Birmingham's German Market: Singing moose and 'ugly huts'
Birmingham's annual Christmas market, which opened last week, is undoubtedly a high-profile event, but not everyone is a fan.
For some, the six-week attraction, with its singing moose and endless stalls, is a highlight of the city's calendar. But others regard it less favourably, seeing it as a yearly invasion of "ugly" wooden huts and premium-priced beer.
The case for the German market
By Ed James, Heart FM
It's time for one of my favourite events in the Brummie calendar. The Frankfurt Christmas Market has once again descended upon the city and filled otherwise dark and cold evenings with merriment and Glühwein.
What's not to love?
1. The Christmas Moose
Without a doubt, the Christmas Moose (also known as Chris to his mates), has become quite an attraction in his own right.
Directly opposite the council house, the singing sensation is entertaining for any age.
2. So much….STUFF
No matter how bah-humbug you are, you can't but help get excited when you approach the twinkling maze of stalls packed with treats, stocking fillers and all sorts of goodies.
3. Community Feeling
You're part of one big Brummie family at the market. I love how it brings the community together regardless of age or beliefs.
Plus, it's impossible not to make friends whilst queuing for the food stalls. Which leads nicely on to my next point...
So many to choose from! How the Bratwurst is served varies by region, but it is commonly served with a Brötchen, or roll.

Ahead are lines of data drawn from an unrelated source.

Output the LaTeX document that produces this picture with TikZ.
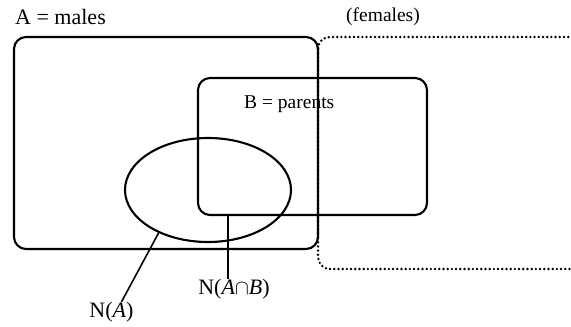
\documentclass[tikz,border=0pt]{standalone}
\usepackage{fontspec}
\setmainfont{Liberation Serif}
\usetikzlibrary{shapes.geometric}
\begin{document}
\begin{tikzpicture}[x=1pt,y=1pt,
  solidbox/.style={draw, line width=2.1pt, rounded corners=12pt, inner sep=0pt},
  dotbox/.style={draw, line width=2.7pt, line cap=round, dash pattern=on 0pt off 4.2pt, rounded corners=12pt},
  lbl/.style={inner sep=0pt},
  conn/.style={line width=1.6pt}]
\useasboundingbox (0,0) rectangle (571,327);
\begin{scope}
\clip (0,0) rectangle (571,327);
\draw[dotbox] (318,290) rectangle (582,58);
\end{scope}
\node[solidbox, minimum width=304pt, minimum height=212pt] (A) at (166,184) {};
\node[solidbox, minimum width=229pt, minimum height=137pt] (B) at (312.5,180.5) {};
\node[draw, ellipse, line width=2.1pt, minimum width=166pt, minimum height=104pt, inner sep=0pt] (E) at (208,137) {};
\node[lbl, anchor=west, font=\fontsize{22}{24}\selectfont] (la) at (15,310) {A = males};
\node[lbl, font=\fontsize{19.5}{22}\selectfont] (lf) at (383,310) {(females)};
\node[lbl, font=\fontsize{19.5}{22}\selectfont, anchor=west] (lb) at (244,223) {B = parents};
\node[lbl, font=\fontsize{22}{24}\selectfont] (nab) at (234,38) {N(\textit{A}$\cap$\textit{B})};
\node[lbl, font=\fontsize{22}{24}\selectfont] (na) at (111.5,15) {N(\textit{A})};
\draw[conn] (E.221) -- ([xshift=10pt]na.north);
\draw[conn] ([xshift=-6pt]nab.north |- B.south) -- ([xshift=-6pt]nab.north);
\end{tikzpicture}
\end{document}
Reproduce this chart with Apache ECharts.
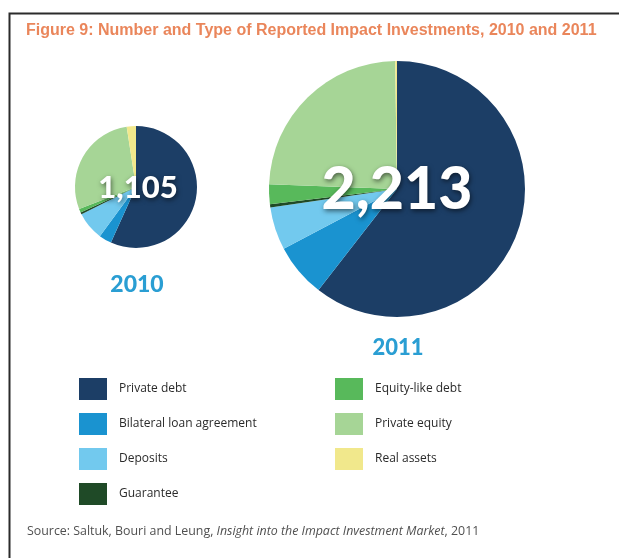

Why not challenge yourself to trying them all?
5. Compulsory embarrassing hat, gloves and body warmer combo
Yes, I may be dressed for Arctic conditions, but I don't get to dig out my stylish array of beanies, bobble hats or, my personal favourite - the one with the furry ear-flaps - otherwise.
6. The Carousel
The musical carousel in Victoria Square is a staple of the Christmas market. I don't know who enjoys it more - me or my kids
7. Countdown to Christmas
Finally, you know that when the Frankfurt Christmas Market arrives, Christmas is little more than a month away.

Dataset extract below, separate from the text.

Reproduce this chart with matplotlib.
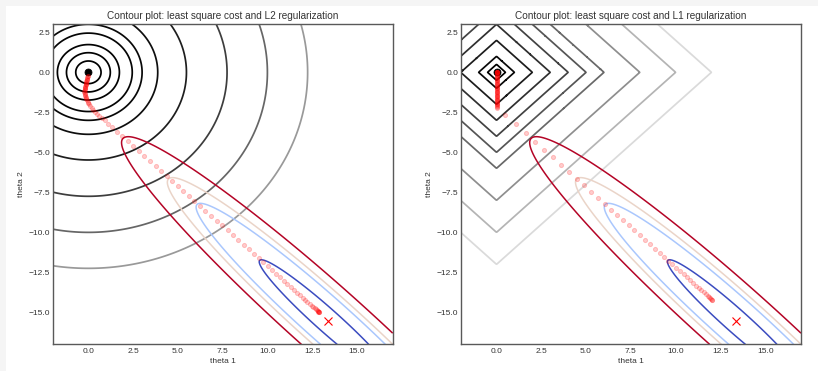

Advent calendars at the ready!
The case against the market
By Graham Young
I've previously suggested alternating the German market with a more traditional Dickensian or Victorian version because the current setup is losing its appeal.
I visited the event again this year and although the layout has improved, there are a few things that were less than impressive.

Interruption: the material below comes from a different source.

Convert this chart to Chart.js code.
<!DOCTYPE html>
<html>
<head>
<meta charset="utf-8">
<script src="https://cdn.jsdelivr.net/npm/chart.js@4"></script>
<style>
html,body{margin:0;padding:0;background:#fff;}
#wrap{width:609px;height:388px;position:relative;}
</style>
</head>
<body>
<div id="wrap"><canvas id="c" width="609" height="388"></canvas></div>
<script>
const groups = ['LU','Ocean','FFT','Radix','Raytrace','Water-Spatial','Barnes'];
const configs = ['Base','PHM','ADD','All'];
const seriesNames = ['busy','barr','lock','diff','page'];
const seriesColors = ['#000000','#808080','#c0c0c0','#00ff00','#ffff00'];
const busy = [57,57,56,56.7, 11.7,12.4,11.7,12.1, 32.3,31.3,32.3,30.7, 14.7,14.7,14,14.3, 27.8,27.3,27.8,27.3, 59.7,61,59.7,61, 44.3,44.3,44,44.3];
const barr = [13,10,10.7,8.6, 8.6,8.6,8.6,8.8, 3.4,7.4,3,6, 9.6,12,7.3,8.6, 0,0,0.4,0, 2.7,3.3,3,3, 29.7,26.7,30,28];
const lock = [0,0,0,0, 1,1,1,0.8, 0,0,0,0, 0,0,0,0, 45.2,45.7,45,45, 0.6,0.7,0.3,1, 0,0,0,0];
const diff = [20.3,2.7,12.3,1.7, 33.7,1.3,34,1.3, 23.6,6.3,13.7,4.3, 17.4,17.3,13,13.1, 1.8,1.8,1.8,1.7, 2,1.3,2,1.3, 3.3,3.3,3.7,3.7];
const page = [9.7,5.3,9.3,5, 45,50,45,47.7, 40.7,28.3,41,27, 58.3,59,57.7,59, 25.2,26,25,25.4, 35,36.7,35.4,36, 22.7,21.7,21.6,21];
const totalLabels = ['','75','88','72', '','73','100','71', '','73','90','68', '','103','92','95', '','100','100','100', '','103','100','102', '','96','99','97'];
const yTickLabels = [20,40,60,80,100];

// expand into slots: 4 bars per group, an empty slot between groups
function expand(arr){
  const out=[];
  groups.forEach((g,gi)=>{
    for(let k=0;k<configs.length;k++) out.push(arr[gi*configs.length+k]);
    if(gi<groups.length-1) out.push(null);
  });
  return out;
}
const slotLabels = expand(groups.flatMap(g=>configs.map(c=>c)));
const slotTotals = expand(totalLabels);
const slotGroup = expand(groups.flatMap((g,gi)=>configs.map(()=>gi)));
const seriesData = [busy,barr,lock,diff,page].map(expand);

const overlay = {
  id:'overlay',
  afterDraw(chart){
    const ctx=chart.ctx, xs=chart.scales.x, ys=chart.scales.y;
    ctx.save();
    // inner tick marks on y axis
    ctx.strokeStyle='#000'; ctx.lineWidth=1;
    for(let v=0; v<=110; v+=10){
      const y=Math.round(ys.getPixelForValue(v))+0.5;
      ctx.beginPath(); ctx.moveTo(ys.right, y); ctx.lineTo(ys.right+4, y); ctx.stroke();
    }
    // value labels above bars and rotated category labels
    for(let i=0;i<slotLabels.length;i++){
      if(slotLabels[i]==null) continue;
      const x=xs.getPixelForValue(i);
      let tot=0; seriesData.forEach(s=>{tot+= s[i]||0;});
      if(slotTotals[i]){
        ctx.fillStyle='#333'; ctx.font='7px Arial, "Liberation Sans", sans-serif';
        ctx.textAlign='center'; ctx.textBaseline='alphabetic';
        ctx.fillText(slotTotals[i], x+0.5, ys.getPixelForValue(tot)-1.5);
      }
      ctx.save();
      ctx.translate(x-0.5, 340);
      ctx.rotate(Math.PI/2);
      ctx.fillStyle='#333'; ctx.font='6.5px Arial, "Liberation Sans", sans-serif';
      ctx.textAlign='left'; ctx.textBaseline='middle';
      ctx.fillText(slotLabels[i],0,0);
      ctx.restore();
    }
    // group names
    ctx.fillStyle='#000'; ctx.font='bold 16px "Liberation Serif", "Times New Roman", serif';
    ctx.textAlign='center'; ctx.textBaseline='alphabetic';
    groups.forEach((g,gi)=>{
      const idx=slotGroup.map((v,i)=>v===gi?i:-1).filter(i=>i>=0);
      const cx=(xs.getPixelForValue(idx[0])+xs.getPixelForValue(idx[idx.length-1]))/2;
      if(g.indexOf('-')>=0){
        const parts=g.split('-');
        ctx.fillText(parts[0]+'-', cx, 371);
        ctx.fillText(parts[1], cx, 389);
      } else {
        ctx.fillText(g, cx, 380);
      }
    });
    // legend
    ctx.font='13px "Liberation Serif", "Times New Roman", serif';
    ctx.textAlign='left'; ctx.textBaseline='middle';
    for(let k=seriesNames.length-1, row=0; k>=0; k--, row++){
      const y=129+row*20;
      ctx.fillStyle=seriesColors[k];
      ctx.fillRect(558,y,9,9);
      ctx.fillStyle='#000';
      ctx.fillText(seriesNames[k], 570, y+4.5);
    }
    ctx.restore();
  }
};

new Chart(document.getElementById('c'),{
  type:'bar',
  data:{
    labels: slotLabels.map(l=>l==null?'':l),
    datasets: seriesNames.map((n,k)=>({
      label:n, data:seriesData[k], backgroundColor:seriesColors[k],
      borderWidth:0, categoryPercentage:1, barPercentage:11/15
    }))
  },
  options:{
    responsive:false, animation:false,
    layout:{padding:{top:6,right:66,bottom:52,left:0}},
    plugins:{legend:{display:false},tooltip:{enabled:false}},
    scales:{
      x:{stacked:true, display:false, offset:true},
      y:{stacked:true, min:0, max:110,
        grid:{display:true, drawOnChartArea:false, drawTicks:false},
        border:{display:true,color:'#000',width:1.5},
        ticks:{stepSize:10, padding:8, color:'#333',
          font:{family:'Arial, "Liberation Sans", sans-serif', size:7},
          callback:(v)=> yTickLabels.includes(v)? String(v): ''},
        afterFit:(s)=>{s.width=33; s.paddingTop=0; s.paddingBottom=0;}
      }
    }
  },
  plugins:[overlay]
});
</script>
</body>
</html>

1. Victoria Square takeover
Opened by Princess Diana 21 years ago, Victoria Square is the most appealing part of Birmingham - the Town Hall and Council House are offset beautifully by Dhruva Mistry's water feature, The River.
And yet, the Frankfurt Market virtually obliterates it with unsightly sheds.
That might not matter if things returned to normal afterwards. But, despite the market's high prices, where is the money to turn the much-loved Floozie in the Jacuzzi water feature back into a working fountain again?
2. Damage to pavements
The square is disintegrating year on year. The paving is becoming increasingly uneven and, in places, is either chipped or worse - note the badly-cracked inscription "RIA" of Victoria on the main wall.
As if to rub salt into our wounded pride, the stone paving in Victoria Square was already filthy before thousands of people chewing with open mouths began dropping food and litter everywhere.
3. Noise for workers
Visiting the market from afar will, undoubtedly, make for a fun day out. Only Scrooge could not see that.
But anyone who works in the vicinity of what is the commercial heartland of Britain's second city must find the constant noise, smell and congestion an unbearable hassle.
4. Cheap tat?
One visitor I overheard talking to his partner last weekend said: "If we get to Lapland, at least the items for sale will be genuine and not cheap tat."
5. Healthy eating?
There's only so many sausages you can eat - especially at £4 a go.
Ham on a plate, £10! Portions of sliced, fried potatoes are also overpriced at £2.50.
In an increasingly obese society, there's very little for sale that could be considered a health food.
6. Christmas message
Christmas is supposed to be about the birth of Jesus and exciting for children.
But despite the 44-day run-up to 25 December, there's still nothing here to stimulate those under six - children in prams often look exhausted and the Nativity display is almost out of sight again at the back of the council house.
7. Glass Hire
And finally... just what would you say to your local pub landlord if he tried to charge you £3 to borrow a glass?